§ **SOURCE RECORDS**
___
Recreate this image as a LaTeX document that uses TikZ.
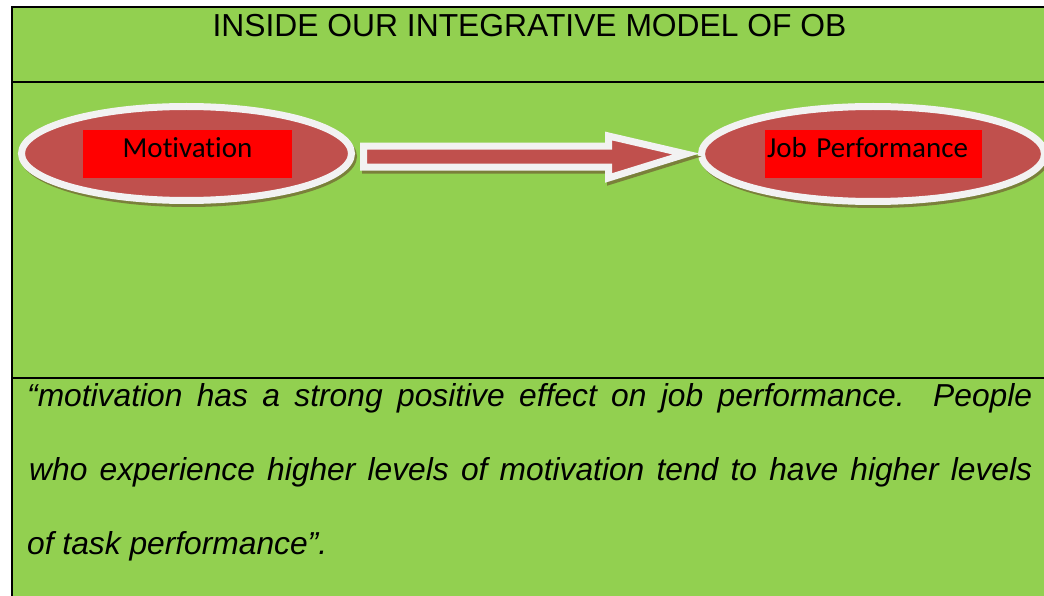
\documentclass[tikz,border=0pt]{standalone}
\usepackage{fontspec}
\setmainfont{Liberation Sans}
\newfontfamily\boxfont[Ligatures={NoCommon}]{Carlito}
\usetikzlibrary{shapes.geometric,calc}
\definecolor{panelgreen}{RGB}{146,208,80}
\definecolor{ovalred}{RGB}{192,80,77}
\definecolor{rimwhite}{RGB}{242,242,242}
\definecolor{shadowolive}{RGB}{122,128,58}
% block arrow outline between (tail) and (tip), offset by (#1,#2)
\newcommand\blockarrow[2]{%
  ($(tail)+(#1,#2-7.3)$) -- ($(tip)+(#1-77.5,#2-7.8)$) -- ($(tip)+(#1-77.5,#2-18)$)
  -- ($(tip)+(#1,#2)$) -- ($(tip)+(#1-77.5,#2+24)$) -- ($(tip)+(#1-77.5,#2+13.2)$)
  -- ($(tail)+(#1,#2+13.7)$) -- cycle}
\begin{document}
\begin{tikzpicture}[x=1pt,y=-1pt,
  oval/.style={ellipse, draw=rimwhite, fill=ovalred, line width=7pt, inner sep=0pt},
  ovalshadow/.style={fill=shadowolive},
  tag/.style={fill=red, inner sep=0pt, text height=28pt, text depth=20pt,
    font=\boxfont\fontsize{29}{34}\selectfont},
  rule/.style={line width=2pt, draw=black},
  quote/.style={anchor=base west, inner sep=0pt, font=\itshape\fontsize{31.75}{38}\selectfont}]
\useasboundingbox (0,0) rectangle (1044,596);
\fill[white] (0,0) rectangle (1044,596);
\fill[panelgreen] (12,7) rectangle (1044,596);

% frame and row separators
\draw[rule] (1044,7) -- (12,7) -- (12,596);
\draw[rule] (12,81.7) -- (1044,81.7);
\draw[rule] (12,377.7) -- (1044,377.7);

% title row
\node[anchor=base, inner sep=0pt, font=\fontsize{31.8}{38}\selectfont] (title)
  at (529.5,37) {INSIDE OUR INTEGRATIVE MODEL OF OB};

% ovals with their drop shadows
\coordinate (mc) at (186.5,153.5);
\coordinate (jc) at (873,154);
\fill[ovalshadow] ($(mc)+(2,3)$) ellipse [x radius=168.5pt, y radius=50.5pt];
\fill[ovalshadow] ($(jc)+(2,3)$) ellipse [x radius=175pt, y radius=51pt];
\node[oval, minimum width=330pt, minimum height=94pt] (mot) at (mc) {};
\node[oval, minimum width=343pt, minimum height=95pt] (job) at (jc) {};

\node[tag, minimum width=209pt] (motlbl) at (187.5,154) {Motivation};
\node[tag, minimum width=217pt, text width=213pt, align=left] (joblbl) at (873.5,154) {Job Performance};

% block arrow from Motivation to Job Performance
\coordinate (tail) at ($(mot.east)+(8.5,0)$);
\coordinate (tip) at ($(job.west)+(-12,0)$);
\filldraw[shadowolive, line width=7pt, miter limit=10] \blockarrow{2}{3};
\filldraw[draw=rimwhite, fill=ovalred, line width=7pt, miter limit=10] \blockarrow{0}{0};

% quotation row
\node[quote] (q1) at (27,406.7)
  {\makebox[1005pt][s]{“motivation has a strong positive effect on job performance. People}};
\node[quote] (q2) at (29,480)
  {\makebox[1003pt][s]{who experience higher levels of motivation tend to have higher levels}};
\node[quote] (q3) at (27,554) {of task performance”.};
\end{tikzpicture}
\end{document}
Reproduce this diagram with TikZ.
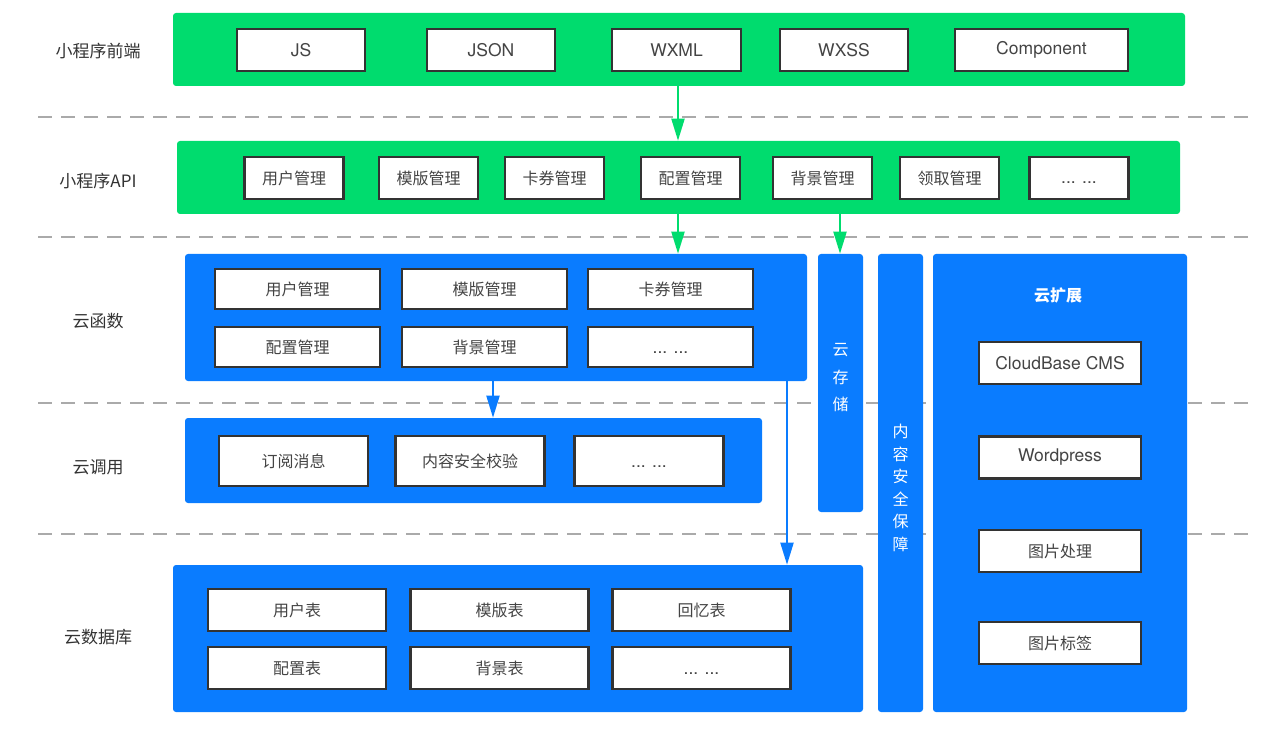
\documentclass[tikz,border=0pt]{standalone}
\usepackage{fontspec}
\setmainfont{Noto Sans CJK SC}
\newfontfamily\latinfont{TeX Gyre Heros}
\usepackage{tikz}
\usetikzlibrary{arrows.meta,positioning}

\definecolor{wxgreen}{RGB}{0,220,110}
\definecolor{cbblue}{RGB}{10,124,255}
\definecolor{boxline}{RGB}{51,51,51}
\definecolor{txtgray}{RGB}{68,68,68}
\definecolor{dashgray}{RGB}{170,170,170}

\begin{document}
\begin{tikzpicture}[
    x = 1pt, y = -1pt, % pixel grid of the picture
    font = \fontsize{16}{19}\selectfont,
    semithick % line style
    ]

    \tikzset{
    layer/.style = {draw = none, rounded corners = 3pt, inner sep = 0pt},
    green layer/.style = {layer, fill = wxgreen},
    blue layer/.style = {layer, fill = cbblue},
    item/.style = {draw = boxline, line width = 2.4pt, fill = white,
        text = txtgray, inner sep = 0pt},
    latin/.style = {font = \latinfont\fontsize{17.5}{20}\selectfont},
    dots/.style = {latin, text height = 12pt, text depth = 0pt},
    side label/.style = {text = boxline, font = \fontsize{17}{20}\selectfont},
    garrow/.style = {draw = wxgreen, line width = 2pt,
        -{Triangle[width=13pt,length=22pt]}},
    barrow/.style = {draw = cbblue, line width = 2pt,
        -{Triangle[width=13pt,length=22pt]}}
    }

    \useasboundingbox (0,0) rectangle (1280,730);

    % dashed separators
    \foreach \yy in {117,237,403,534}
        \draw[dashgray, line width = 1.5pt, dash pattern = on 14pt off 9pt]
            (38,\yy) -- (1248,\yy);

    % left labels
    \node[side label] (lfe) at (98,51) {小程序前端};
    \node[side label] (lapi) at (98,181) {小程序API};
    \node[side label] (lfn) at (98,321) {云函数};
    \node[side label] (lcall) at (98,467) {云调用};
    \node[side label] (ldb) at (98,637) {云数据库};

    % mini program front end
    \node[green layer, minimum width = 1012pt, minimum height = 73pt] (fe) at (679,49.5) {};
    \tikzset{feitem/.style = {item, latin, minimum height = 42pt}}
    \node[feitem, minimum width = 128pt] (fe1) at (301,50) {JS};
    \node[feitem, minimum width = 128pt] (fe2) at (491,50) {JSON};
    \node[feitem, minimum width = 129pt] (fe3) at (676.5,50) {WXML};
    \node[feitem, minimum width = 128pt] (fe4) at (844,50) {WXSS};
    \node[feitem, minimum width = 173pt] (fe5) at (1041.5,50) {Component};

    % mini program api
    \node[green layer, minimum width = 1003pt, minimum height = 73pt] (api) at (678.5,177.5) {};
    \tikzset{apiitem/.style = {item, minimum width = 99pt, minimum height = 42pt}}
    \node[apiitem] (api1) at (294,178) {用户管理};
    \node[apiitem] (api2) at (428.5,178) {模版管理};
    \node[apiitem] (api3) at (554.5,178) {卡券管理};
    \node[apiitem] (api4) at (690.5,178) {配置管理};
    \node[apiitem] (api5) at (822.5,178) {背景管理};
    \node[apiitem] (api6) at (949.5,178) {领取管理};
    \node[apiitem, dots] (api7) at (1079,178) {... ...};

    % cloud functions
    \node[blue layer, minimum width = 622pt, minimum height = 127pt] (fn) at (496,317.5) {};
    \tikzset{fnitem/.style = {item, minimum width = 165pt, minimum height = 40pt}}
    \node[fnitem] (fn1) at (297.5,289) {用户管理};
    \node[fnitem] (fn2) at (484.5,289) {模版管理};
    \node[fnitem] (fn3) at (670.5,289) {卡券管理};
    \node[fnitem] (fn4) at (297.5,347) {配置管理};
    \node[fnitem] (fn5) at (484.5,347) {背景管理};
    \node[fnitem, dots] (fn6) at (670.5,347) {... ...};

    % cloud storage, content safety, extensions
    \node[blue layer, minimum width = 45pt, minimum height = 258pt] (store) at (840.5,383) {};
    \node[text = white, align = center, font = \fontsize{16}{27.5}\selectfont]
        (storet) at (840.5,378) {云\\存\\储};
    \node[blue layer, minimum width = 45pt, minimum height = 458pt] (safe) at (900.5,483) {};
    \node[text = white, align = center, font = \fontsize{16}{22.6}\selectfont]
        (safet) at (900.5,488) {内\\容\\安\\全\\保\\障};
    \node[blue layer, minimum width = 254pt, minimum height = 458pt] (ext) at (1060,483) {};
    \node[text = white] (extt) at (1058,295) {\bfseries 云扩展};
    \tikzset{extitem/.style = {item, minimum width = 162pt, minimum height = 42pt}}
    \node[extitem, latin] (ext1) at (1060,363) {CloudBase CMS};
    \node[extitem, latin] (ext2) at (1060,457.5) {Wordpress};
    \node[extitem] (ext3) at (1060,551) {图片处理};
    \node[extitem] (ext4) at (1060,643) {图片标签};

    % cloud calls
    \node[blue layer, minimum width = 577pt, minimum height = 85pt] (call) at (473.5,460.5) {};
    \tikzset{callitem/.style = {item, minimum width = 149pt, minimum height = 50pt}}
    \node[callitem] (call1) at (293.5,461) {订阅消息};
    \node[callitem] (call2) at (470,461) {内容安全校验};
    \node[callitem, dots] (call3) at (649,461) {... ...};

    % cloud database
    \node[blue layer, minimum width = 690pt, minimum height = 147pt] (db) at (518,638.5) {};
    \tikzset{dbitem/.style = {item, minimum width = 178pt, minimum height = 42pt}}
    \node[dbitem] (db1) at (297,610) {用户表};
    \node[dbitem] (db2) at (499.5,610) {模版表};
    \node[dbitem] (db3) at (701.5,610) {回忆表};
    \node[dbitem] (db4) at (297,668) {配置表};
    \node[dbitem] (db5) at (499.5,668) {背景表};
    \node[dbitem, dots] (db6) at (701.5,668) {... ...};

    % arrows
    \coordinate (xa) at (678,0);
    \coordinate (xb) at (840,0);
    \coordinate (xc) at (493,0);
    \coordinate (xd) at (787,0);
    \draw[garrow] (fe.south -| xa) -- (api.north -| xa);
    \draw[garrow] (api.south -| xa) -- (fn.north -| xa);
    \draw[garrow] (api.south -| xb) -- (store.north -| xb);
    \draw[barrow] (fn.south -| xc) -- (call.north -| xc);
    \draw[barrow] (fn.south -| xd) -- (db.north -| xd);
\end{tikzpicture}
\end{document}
___
§ **TASK INSTRUCTIONS**
Except for the pictures, write out exactly the lines from the line that contains "Reproduce this diagram with TikZ." through the line that contains "label] (ldb) at", including both.

§ **IN RESPONSE**
Reproduce this diagram with TikZ.
\documentclass[tikz,border=0pt]{standalone}
\usepackage{fontspec}
\setmainfont{Noto Sans CJK SC}
\newfontfamily\latinfont{TeX Gyre Heros}
\usepackage{tikz}
\usetikzlibrary{arrows.meta,positioning}

\definecolor{wxgreen}{RGB}{0,220,110}
\definecolor{cbblue}{RGB}{10,124,255}
\definecolor{boxline}{RGB}{51,51,51}
\definecolor{txtgray}{RGB}{68,68,68}
\definecolor{dashgray}{RGB}{170,170,170}

\begin{document}
\begin{tikzpicture}[
    x = 1pt, y = -1pt, % pixel grid of the picture
    font = \fontsize{16}{19}\selectfont,
    semithick % line style
    ]

    \tikzset{
    layer/.style = {draw = none, rounded corners = 3pt, inner sep = 0pt},
    green layer/.style = {layer, fill = wxgreen},
    blue layer/.style = {layer, fill = cbblue},
    item/.style = {draw = boxline, line width = 2.4pt, fill = white,
        text = txtgray, inner sep = 0pt},
    latin/.style = {font = \latinfont\fontsize{17.5}{20}\selectfont},
    dots/.style = {latin, text height = 12pt, text depth = 0pt},
    side label/.style = {text = boxline, font = \fontsize{17}{20}\selectfont},
    garrow/.style = {draw = wxgreen, line width = 2pt,
        -{Triangle[width=13pt,length=22pt]}},
    barrow/.style = {draw = cbblue, line width = 2pt,
        -{Triangle[width=13pt,length=22pt]}}
    }

    \useasboundingbox (0,0) rectangle (1280,730);

    % dashed separators
    \foreach \yy in {117,237,403,534}
        \draw[dashgray, line width = 1.5pt, dash pattern = on 14pt off 9pt]
            (38,\yy) -- (1248,\yy);

    % left labels
    \node[side label] (lfe) at (98,51) {小程序前端};
    \node[side label] (lapi) at (98,181) {小程序API};
    \node[side label] (lfn) at (98,321) {云函数};
    \node[side label] (lcall) at (98,467) {云调用};
    \node[side label] (ldb) at (98,637) {云数据库};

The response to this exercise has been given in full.